It is inevitable that your small business will experience slow times. Some small business owners see these slow times as setbacks, but with careful preparations, you can turn them into opportunities.
Build a Cash Buffer
A slow time doesn’t stop the bills from rolling in. Therefore, you need a cash buffer to help tide you over until the good times roll around again. If you can manage to save some money when business is good, you can build up that cash buffer. Keep the buffer money separate from your normal business funds; consider putting the extra cash in a savings account so you can earn some interest on the funds.
Manage the Overhead Costs
Even though you can’t do much about fixed costs, you can try to reduce certain variable costs during a slow spell. For example, you can hire contractors or part-time staff during the hectic busy seasons, and only extend their contracts if the busy period continues longer than you expected. If you run a multi-site business, it may be a good idea to temporarily close some of the less profitable sites during slow season so you can reduce utility costs.
Develop a Business Plan
Some small business owners spend all their time working in their business rather than on their business, and they neglect to plan for the next slow time. It is important to understand your business and develop a business plan for it. Take a look at the products and services you offer, and see if you can enter another market during slow seasons. For example, if you run a food truck business in Toronto, you may consider offering catering services during the winter when it’s cold and snowy outside.

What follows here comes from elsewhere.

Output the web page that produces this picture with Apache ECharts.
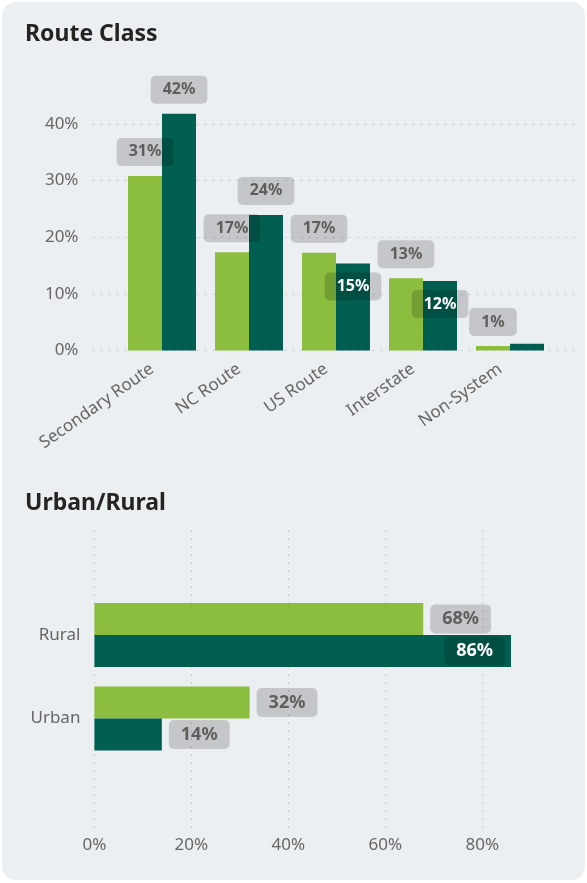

Use Slow Time for Care and Maintenance
Slow times are opportunities to work on things in your small business that you don’t have time to deal with during your busy seasons. For example, you can use the free time during slow seasons to clean up, fix, and maintain your equipment so that your small business is ready to go once the busy season arrives. You can also take advantage of the extra free time and use it to evaluate the performance of your business and perhaps revisit your branding.
Work on Marketing
Your competitors may be sitting back and relaxing during the slow season, so it may be a good time to double down on your marketing effort. Stay in touch with your current customers to keep them interested in your products and services, while you continue reach out to prospective customers so that they have you in mind when the peak season comes again. Slow seasons don’t have to be setbacks for small businesses. Use them to your advantage, and position your business in a better place for the next upswing.